Well, I'm not asking about a particular homework problem because even if I tell you one, a very small change in the equations will change everything. What I'm interested in is if there are some assumption that can simplify the equations in order to get a
qualitative understanding of the phenomena. For example, even if you neglect the changes in the coolant's temperature (you assume it constant) you get a system of equations like this (the most simplified model of PWR I could think of... I don't even know if you can call it a PWR
):
$$\frac {dP}{dt} = \frac {\rho - \beta}{Λ} P + \lambda C$$
$$\frac {dC}{dt} = \frac {\beta}{Λ} P- \lambda C$$
$$ \frac {dT_f}{dt} = \frac P {\tau_f} - \frac k {\tau_f} (T_f - T_c)$$
$$d\rho = \delta \rho_0 + \alpha_f dT_f$$
where ##\tau_f = m_f c_{p_f}##. I'd like to know if there is a way to predict how things will unfold after, for example, a step insertion of reactivity.
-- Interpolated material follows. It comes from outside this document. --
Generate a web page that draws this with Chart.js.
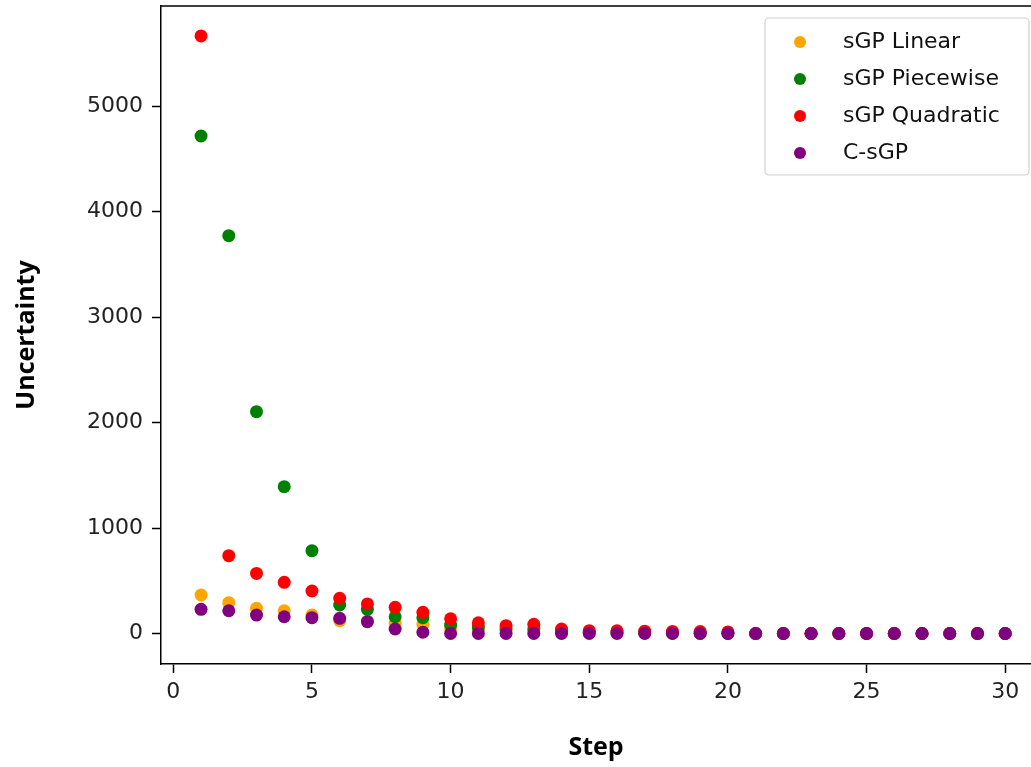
<!DOCTYPE html>
<html>
<head>
<meta charset="utf-8">
<script src="https://cdn.jsdelivr.net/npm/chart.js@4"></script>
<style>
  html, body { margin: 0; padding: 0; background: #fff; }
  #wrap { width: 1031px; height: 767px; }
</style>
</head>
<body>
<div id="wrap"><canvas id="uncChart" width="1031" height="767"></canvas></div>
<script>
// --- data ---
const steps = [1, 2, 3, 4, 5, 6, 7, 8, 9, 10, 11, 12, 13, 14, 15, 16, 17, 18, 19, 20, 21, 22, 23, 24, 25, 26, 27, 28, 29, 30];
const sgpLinear    = [365, 292, 239, 216, 175, 121, 118, 97, 87, 50, 35, 25, 20, 15, 10, 8, 5, 3, 2, 1, 0, 0, 0, 0, 0, 0, 0, 0, 0, 0];
const sgpPiecewise = [4716, 3771, 2103, 1392, 785, 270, 229, 159, 150, 80, 60, 45, 45, 20, 12, 10, 8, 5, 3, 2, 0, 0, 0, 0, 0, 0, 0, 0, 0, 0];
const sgpQuadratic = [5664, 738, 570, 485, 403, 334, 280, 248, 201, 140, 102, 74, 87, 43, 27, 25, 22, 20, 18, 15, 0, 0, 0, 0, 0, 0, 0, 0, 0, 0];
const cSgp         = [229, 216, 175, 159, 150, 144, 112, 43, 12, 0, 0, 0, 0, 0, 0, 0, 0, 0, 0, 0, 0, 0, 0, 0, 0, 0, 0, 0, 0, 0];
const xTicks = [0, 5, 10, 15, 20, 25, 30];
const yTicks = [0, 1000, 2000, 3000, 4000, 5000];

const tickFont = { family: 'DejaVu Sans', size: 22 };
const titleFont = { family: 'Open Sans', size: 25, weight: 'bold' };

function pts(vals) {
  return steps.map((s, i) => ({ x: s, y: vals[i] }));
}

// --- top spine + matplotlib style legend box ---
const framePlugin = {
  id: 'frame',
  afterDraw(chart) {
    const { ctx, chartArea } = chart;
    ctx.save();
    ctx.strokeStyle = '#000';
    ctx.lineWidth = 1.5;
    ctx.beginPath();
    ctx.moveTo(chartArea.left, chartArea.top);
    ctx.lineTo(chartArea.right, chartArea.top);
    ctx.stroke();

    // legend
    const bx = 765, by = 18, bw = 264, bh = 157;
    ctx.fillStyle = 'rgba(255,255,255,0.8)';
    ctx.strokeStyle = '#d0d0d0';
    ctx.lineWidth = 1.2;
    ctx.beginPath();
    ctx.roundRect(bx, by, bw, bh, 4);
    ctx.fill();
    ctx.stroke();

    ctx.font = '22px "DejaVu Sans"';
    ctx.textBaseline = 'middle';
    ctx.textAlign = 'left';
    chart.data.datasets.forEach((ds, i) => {
      const y = 42 + i * 37;
      ctx.fillStyle = ds.backgroundColor;
      ctx.beginPath();
      ctx.arc(800, y, 6, 0, Math.PI * 2);
      ctx.fill();
      ctx.fillStyle = '#111';
      ctx.fillText(ds.label, 843, y);
    });
    ctx.restore();
  }
};

document.addEventListener('DOMContentLoaded', function () {
  const ctx = document.getElementById('uncChart').getContext('2d');
  new Chart(ctx, {
    type: 'scatter',
    data: {
      datasets: [
        { label: 'sGP Linear', data: pts(sgpLinear), backgroundColor: '#ffa500', order: 4 },
        { label: 'sGP Piecewise', data: pts(sgpPiecewise), backgroundColor: '#008000', order: 3 },
        { label: 'sGP Quadratic', data: pts(sgpQuadratic), backgroundColor: '#ff0000', order: 2 },
        { label: 'C-sGP', data: pts(cSgp), backgroundColor: '#800080', order: 1 }
      ]
    },
    options: {
      responsive: false,
      animation: false,
      layout: { autoPadding: false, padding: { top: 6, right: 0, left: 0, bottom: 0 } },
      elements: { point: { radius: 6.5, borderWidth: 0, hoverRadius: 6.5 } },
      plugins: {
        legend: { display: false },
        tooltip: { enabled: false }
      },
      scales: {
        x: {
          type: 'linear',
          min: -0.444,
          max: 30.93,
          afterBuildTicks: scale => { scale.ticks = xTicks.map(v => ({ value: v })); },
          afterFit: scale => {
            scale.height = 103;
            scale.paddingLeft = 0;
            scale.paddingRight = 0;
          },
          grid: { display: true, drawOnChartArea: false, drawTicks: true, tickLength: 9, tickWidth: 1.5, color: '#000' },
          border: { display: true, color: '#000', width: 1.5 },
          ticks: { font: tickFont, color: '#222', padding: 6, maxRotation: 0, callback: v => String(v) },
          title: { display: true, text: 'Step', font: titleFont, color: '#000', padding: { top: 0, bottom: 4 } }
        },
        y: {
          type: 'linear',
          min: -289,
          max: 5948,
          afterBuildTicks: scale => { scale.ticks = yTicks.map(v => ({ value: v })); },
          afterFit: scale => {
            scale.width = 161;
            scale.paddingTop = 0;
            scale.paddingBottom = 0;
          },
          grid: { display: true, drawOnChartArea: false, drawTicks: true, tickLength: 9, tickWidth: 1.5, color: '#000' },
          border: { display: true, color: '#000', width: 1.5 },
          ticks: { font: tickFont, color: '#222', padding: 9, callback: v => String(v) },
          title: { display: true, text: 'Uncertainty', font: titleFont, color: '#000', padding: { top: 12, bottom: 0 } }
        }
      }
    },
    plugins: [framePlugin]
  });
});
</script>
</body>
</html>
If ## \rho << \beta## maybe Prompt Jump will help, but what if it is not ? Is there a way to make some predictions at least ?
Back to my original question, I thought that one could neglect the latent neutrons contribution in order to drop an equation, but apparently it is not a very good thing to do. So I guess there are no shortcuts after all! Thanks for the replies anyways! And I'll definitely check the article if I can find it.